What to do
Repeat the material exactly from its first line to the line that includes "import * as". Skip pictures.

++++ Collected data ++++

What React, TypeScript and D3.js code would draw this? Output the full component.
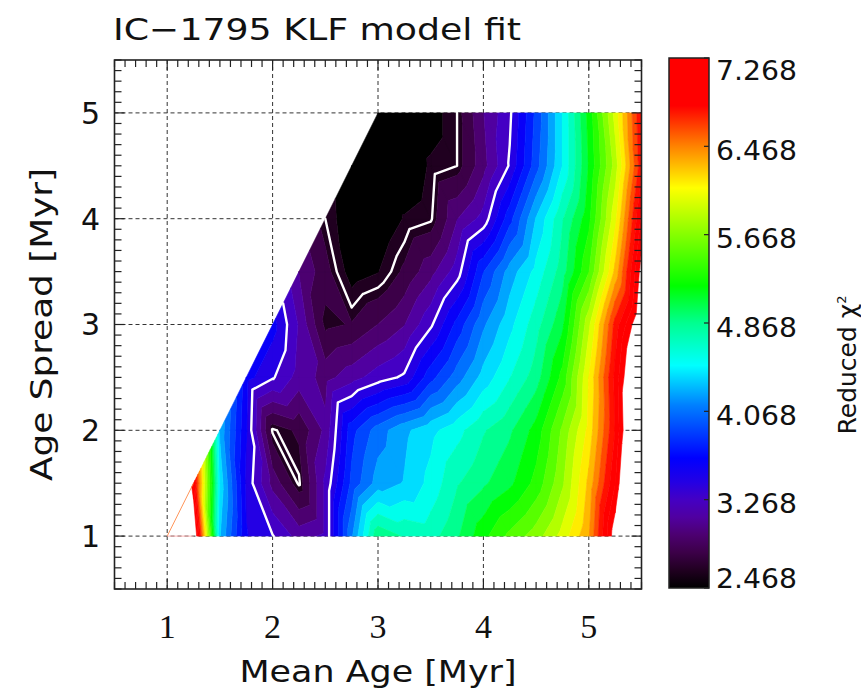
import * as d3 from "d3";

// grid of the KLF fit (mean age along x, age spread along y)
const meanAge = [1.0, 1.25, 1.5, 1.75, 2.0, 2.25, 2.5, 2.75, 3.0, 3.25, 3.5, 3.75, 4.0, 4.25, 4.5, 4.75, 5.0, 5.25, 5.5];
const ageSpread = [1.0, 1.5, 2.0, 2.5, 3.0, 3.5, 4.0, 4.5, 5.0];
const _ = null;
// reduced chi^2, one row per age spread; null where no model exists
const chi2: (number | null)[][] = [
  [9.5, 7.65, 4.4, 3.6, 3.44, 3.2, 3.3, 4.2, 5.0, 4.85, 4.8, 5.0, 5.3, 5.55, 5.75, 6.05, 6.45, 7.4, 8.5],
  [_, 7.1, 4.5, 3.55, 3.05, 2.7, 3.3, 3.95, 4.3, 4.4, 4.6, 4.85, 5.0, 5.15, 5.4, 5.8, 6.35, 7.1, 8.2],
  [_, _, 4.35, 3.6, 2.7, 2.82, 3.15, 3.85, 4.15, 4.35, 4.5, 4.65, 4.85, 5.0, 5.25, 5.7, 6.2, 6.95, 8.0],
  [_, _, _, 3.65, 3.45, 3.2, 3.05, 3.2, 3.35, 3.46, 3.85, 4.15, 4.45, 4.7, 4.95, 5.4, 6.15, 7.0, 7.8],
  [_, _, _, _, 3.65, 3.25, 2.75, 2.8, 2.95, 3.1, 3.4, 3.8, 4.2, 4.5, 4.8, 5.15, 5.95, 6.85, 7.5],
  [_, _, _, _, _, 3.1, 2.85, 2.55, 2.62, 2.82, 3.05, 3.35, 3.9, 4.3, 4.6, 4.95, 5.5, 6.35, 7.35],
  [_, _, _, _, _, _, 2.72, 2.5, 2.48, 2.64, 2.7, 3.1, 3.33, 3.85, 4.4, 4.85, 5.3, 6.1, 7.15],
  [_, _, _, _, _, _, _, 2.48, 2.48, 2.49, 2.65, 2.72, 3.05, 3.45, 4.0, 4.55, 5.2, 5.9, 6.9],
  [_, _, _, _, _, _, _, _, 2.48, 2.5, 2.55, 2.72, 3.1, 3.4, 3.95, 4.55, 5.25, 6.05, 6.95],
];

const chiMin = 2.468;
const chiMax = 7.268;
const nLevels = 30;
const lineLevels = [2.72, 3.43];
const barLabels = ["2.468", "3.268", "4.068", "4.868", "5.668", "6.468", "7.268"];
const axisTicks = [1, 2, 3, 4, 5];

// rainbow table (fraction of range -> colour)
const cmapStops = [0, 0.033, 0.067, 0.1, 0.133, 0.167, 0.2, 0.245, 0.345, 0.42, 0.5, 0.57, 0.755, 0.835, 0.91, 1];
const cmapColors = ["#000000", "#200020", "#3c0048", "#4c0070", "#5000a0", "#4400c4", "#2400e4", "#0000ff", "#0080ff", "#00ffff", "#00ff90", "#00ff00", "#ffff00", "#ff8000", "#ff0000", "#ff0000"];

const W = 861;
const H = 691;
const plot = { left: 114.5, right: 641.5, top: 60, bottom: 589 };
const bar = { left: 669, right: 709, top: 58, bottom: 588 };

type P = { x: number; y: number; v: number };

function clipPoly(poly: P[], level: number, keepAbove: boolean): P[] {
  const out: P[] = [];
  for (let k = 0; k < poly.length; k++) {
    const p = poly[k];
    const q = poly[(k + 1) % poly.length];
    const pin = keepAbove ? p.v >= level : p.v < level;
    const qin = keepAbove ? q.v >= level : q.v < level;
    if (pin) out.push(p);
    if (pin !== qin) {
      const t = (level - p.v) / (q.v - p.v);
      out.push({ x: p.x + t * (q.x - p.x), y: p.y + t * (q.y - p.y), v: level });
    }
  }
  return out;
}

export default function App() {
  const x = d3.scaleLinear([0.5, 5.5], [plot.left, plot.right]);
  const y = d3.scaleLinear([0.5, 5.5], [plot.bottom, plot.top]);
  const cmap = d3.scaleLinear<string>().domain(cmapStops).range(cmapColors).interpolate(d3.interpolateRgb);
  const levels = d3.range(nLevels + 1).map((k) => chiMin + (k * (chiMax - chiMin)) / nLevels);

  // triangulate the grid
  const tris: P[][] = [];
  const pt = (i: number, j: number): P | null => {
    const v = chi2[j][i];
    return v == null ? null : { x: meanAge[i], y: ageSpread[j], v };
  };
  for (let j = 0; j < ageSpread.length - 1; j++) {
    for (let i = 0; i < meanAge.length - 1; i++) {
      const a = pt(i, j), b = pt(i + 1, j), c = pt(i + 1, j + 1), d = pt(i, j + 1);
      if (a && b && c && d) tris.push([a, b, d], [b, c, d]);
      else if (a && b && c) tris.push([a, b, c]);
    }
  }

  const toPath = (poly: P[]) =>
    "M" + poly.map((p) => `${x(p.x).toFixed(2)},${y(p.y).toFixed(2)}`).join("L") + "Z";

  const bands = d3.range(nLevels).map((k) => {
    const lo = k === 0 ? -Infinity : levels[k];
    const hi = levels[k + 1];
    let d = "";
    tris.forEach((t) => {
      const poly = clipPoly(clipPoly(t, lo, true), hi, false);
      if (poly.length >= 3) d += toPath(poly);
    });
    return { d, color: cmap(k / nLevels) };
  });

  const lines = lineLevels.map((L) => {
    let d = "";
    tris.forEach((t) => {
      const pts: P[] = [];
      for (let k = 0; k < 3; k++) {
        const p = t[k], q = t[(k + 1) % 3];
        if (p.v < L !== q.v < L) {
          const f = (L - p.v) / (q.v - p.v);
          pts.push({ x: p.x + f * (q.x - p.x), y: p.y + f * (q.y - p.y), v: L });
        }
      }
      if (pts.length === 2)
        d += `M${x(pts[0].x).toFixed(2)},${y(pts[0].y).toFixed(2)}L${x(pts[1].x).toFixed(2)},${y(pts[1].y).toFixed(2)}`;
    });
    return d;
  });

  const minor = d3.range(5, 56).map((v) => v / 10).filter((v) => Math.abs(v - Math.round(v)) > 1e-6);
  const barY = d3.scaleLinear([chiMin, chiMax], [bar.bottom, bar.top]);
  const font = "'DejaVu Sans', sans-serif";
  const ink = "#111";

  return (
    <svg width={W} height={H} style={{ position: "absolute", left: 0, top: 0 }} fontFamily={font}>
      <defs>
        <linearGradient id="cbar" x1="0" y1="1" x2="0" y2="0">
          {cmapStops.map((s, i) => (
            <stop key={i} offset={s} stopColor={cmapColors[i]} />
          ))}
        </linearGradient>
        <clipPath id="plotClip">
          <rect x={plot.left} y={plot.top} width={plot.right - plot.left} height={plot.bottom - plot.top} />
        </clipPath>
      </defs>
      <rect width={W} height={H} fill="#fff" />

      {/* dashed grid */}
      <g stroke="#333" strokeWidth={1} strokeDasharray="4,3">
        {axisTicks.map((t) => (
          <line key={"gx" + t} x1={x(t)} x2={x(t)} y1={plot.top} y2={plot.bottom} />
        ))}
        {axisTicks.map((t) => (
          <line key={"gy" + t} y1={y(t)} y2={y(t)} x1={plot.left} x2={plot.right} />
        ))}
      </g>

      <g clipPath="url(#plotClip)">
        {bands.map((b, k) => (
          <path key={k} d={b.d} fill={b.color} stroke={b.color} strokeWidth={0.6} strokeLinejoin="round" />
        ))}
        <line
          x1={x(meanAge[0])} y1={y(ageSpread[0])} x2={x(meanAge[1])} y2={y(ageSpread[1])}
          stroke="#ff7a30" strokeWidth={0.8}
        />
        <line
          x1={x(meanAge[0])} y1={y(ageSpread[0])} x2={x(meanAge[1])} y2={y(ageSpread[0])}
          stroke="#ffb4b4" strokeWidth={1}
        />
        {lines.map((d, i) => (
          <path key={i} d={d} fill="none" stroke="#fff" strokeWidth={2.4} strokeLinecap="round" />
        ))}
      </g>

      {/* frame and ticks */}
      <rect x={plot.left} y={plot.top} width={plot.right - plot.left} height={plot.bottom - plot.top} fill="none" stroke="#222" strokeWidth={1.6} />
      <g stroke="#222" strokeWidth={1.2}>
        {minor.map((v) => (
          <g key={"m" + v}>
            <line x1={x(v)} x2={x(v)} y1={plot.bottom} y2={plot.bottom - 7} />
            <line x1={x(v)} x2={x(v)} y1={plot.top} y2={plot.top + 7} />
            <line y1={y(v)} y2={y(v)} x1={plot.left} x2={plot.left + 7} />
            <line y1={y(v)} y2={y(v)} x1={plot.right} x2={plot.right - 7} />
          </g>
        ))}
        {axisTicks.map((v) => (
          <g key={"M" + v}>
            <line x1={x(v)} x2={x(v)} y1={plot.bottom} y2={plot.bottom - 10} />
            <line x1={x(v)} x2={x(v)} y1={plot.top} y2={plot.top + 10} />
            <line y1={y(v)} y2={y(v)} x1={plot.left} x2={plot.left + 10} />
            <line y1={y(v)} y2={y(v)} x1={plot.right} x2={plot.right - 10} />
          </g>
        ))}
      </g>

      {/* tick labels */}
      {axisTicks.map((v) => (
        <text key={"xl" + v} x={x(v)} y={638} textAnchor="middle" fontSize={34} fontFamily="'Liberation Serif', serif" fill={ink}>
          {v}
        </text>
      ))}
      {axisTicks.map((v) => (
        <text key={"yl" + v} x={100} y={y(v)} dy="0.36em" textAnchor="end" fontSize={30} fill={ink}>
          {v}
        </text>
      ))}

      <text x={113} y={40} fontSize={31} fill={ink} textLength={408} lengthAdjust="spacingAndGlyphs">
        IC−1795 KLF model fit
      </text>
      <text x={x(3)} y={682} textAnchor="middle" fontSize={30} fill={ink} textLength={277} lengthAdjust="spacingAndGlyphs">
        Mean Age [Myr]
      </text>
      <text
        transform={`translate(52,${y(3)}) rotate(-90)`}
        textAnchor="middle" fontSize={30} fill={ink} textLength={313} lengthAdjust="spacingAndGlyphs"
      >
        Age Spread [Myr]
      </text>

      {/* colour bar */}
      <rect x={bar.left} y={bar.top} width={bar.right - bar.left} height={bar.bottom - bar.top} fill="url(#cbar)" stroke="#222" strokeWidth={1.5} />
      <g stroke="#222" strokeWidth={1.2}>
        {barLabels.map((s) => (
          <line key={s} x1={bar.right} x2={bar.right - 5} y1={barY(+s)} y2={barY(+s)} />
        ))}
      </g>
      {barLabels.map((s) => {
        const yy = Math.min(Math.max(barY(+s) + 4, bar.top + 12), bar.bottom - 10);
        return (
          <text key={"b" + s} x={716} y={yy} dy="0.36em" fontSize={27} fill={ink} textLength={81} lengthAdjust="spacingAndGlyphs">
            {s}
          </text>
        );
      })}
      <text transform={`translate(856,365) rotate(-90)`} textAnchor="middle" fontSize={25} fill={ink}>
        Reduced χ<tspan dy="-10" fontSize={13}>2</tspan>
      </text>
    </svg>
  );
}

++++

Output below
What React, TypeScript and D3.js code would draw this? Output the full component.
import * as d3 from "d3";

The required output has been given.